The Mudcat Café TM
Thread #90206   Message #1708004
Posted By: Q (Frank Staplin)
01-Apr-06 - 01:04 AM
Thread Name: Origins: Zipper Verses
Subject: RE: Origins: Zipper Verses
The definition at the "Whither Zither" website gives a good explanation of zipper verses.
"... zipper songs which are known as such because their lyrics for the most part don't vary from verse to verse except for a spot where replaceable words or phrases can be 'zipped' into and out of the song, like the animals in "Old MacDonald". Or like the activities in the song "Ain't it a Shame" which I learned years ago, along with many other wonderful zipper songs, from a Leadbelly's Last Sessions LP:
Ain't it a shame to [go fishin'] on a Sunday; ain't it a shame. (repeat) /Ain't it a shame to [go fishin'] on a Sunday, When you got Monday, Tuesday, Wednesday/ Oh, Thursday Friday Saturday, ain't it a shame.

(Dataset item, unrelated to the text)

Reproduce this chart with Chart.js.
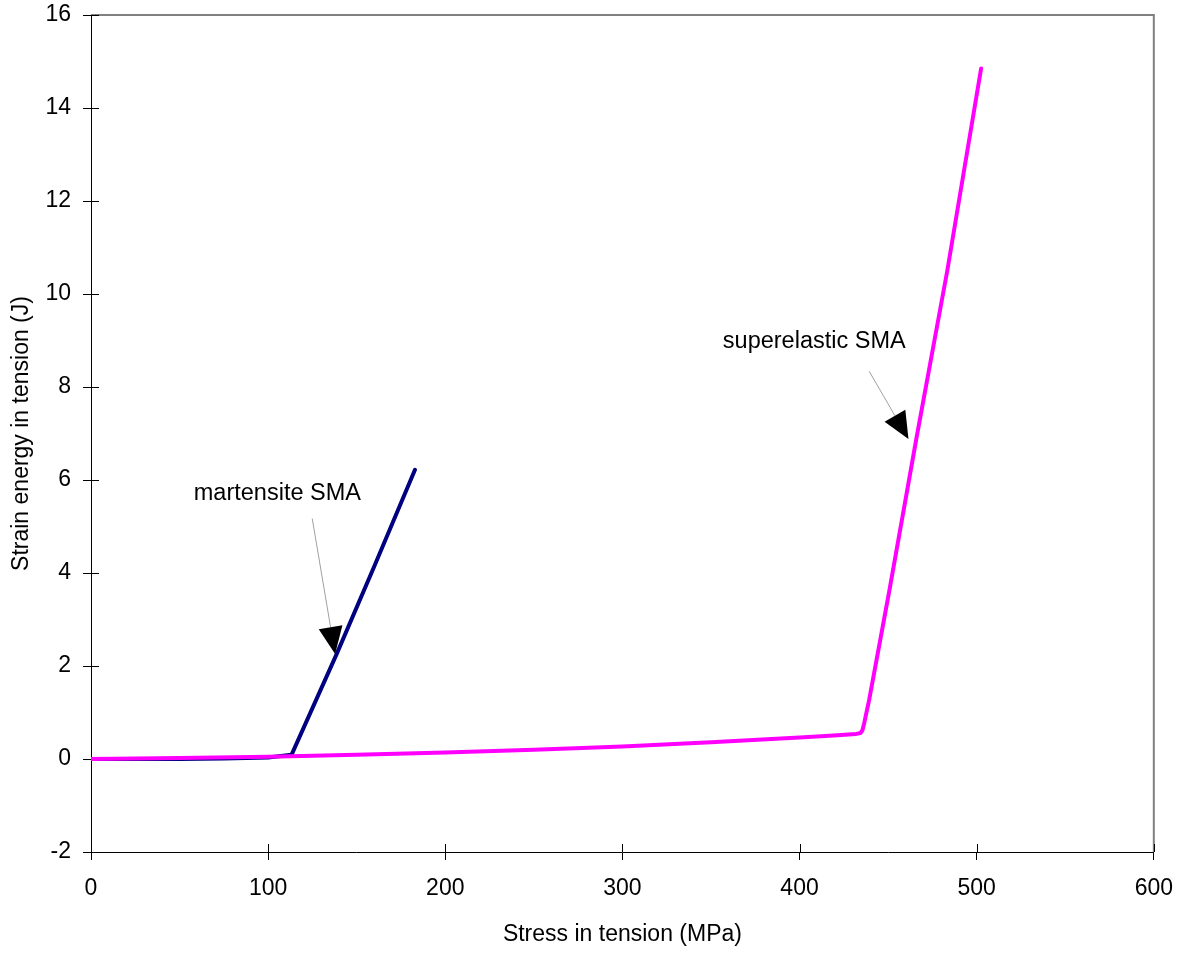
<!DOCTYPE html>
<html>
<head>
<meta charset="utf-8">
<script src="https://cdn.jsdelivr.net/npm/chart.js@4.4.1/dist/chart.umd.min.js"></script>
<style>
  html, body { margin: 0; padding: 0; background: #fff; }
  #chart { display: block; }
</style>
</head>
<body>
<canvas id="chart" width="1188" height="953"></canvas>
<script>
// Strain energy vs stress for two SMA types
const superStress = [0, 50, 100, 150, 200, 250, 300, 350, 400, 417, 432, 434.5, 435.5, 436.5, 439.3, 450.6, 466.0, 483.4, 502.5];
const superEnergy = [0, 0.02, 0.05, 0.09, 0.14, 0.2, 0.27, 0.36, 0.46, 0.5, 0.54, 0.56, 0.62, 0.77, 1.27, 3.6, 6.9, 10.5, 14.85];

const martStress = [0, 50, 75, 100, 113.2, 138.6, 160, 182.9];
const martEnergy = [0, 0, 0.01, 0.03, 0.09, 2.25, 4.15, 6.22];

const xTicks = [0, 100, 200, 300, 400, 500, 600];
const yTicks = [-2, 0, 2, 4, 6, 8, 10, 12, 14, 16];

// callout labels: text position, arrow start and arrow tip (data units)
const callouts = [
    { text: 'martensite SMA', at: [105.2, 5.70], from: [124.9, 5.17], to: [137.8, 2.26] },
    { text: 'superelastic SMA', at: [408.3, 8.97], from: [439.3, 8.34], to: [461.5, 6.88] }
];

const FONT = '"Liberation Sans", Arial, sans-serif';
Chart.defaults.font.family = FONT;
Chart.defaults.font.size = 23;
Chart.defaults.color = '#000';

function toXY(arrX, arrY) {
    return arrX.map((v, i) => ({ x: v, y: arrY[i] }));
}

const framePlugin = {
    id: 'frame',
    beforeDatasetsDraw(chart) {
        const { ctx, chartArea: a, scales } = chart;
        ctx.save();
        // grey border top / right
        ctx.strokeStyle = '#808080';
        ctx.lineWidth = 2;
        ctx.beginPath();
        ctx.moveTo(a.left, a.top);
        ctx.lineTo(a.right, a.top);
        ctx.lineTo(a.right, a.bottom);
        ctx.stroke();
        // inner half of the cross ticks
        ctx.strokeStyle = '#000';
        ctx.lineWidth = 1;
        ctx.beginPath();
        xTicks.forEach(v => {
            const px = Math.round(scales.x.getPixelForValue(v)) + 0.5;
            ctx.moveTo(px, a.bottom);
            ctx.lineTo(px, a.bottom - 8);
        });
        yTicks.forEach(v => {
            const py = Math.round(scales.y.getPixelForValue(v)) + 0.5;
            ctx.moveTo(a.left, py);
            ctx.lineTo(a.left + 8, py);
        });
        ctx.stroke();
        ctx.restore();
    },
    afterDatasetsDraw(chart) {
        const { ctx, scales } = chart;
        ctx.save();
        callouts.forEach(c => {
            const tx = scales.x.getPixelForValue(c.at[0]);
            const ty = scales.y.getPixelForValue(c.at[1]);
            ctx.fillStyle = '#000';
            ctx.font = '23.5px ' + FONT;
            ctx.textAlign = 'center';
            ctx.textBaseline = 'middle';
            ctx.fillText(c.text, tx, ty);

            const x1 = scales.x.getPixelForValue(c.from[0]);
            const y1 = scales.y.getPixelForValue(c.from[1]);
            const x2 = scales.x.getPixelForValue(c.to[0]);
            const y2 = scales.y.getPixelForValue(c.to[1]);
            const len = Math.hypot(x2 - x1, y2 - y1);
            const ux = (x2 - x1) / len, uy = (y2 - y1) / len;
            const head = 27, half = 12;
            const bx = x2 - ux * head, by = y2 - uy * head;

            ctx.strokeStyle = '#a0a0a0';
            ctx.lineWidth = 1;
            ctx.beginPath();
            ctx.moveTo(x1, y1);
            ctx.lineTo(bx, by);
            ctx.stroke();

            ctx.beginPath();
            ctx.moveTo(x2, y2);
            ctx.lineTo(bx - uy * half, by + ux * half);
            ctx.lineTo(bx + uy * half, by - ux * half);
            ctx.closePath();
            ctx.fill();
        });
        ctx.restore();
    }
};

new Chart(document.getElementById('chart'), {
    type: 'scatter',
    data: {
        datasets: [
            {
                label: 'superelastic SMA',
                data: toXY(superStress, superEnergy),
                showLine: true,
                borderColor: '#ff00ff',
                backgroundColor: '#ff00ff',
                borderWidth: 4,
                pointRadius: 0,
                tension: 0,
                borderJoinStyle: 'round',
                borderCapStyle: 'round'
            },
            {
                label: 'martensite SMA',
                data: toXY(martStress, martEnergy),
                showLine: true,
                borderColor: '#000080',
                backgroundColor: '#000080',
                borderWidth: 4,
                pointRadius: 0,
                tension: 0,
                borderJoinStyle: 'round',
                borderCapStyle: 'round'
            }
        ]
    },
    options: {
        responsive: false,
        animation: false,
        layout: { padding: { top: 15, right: 33, left: 0, bottom: 0 } },
        plugins: {
            legend: { display: false },
            tooltip: { enabled: false }
        },
        scales: {
            x: {
                type: 'linear',
                min: 0,
                max: 600,
                afterFit(scale) { scale.height = 101; },
                afterBuildTicks(scale) { scale.ticks = xTicks.map(v => ({ value: v })); },
                ticks: { padding: 15, color: '#000' },
                grid: { drawOnChartArea: false, drawTicks: true, tickLength: 8, color: '#000', lineWidth: 1 },
                border: { display: true, color: '#000', width: 1 },
                title: { display: true, text: 'Stress in tension (MPa)', color: '#000', padding: { top: 4, bottom: 5 } }
            },
            y: {
                type: 'linear',
                min: -2,
                max: 16,
                afterFit(scale) {
                    scale.width = 91;
                    scale.paddingTop = 0;
                    scale.paddingBottom = 0;
                },
                afterBuildTicks(scale) { scale.ticks = yTicks.map(v => ({ value: v })); },
                ticks: { padding: 12, color: '#000' },
                grid: { drawOnChartArea: false, drawTicks: true, tickLength: 8, color: '#000', lineWidth: 1 },
                border: { display: true, color: '#000', width: 1 },
                title: { display: true, text: 'Strain energy in tension (J)', color: '#000', padding: { top: 8, bottom: 4 } }
            }
        }
    },
    plugins: [framePlugin]
});
</script>
</body>
</html>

In following verses, instead of "go fishin,'" Leadbelly sang "kiss your wife," "take a drink," and so forth. This is a late night road-song for me, and I take it down all sorts of provocative avenues of debauchery before I'm through.
....
In "Down by the Riverside," you can lay down all sorts of miscellaneous things by the river, along with swords and shields. "I Got Shoes" (you got shoes, all God's children got shoes)is also limitless. "He's Got the Whole World in His Hands" is a truly minimal zipper song. It's nothing but the title, repeated and repeated, with the phrase "whole world" as the zippable phrase, which returns in each verse for the last line:
He's got [the little bitty baby] in his hands (repeat three times) / He's got the whole world in his hands...."

"We Shall Overcome" and "She'll Be Coming round the Mountain" are others suggested.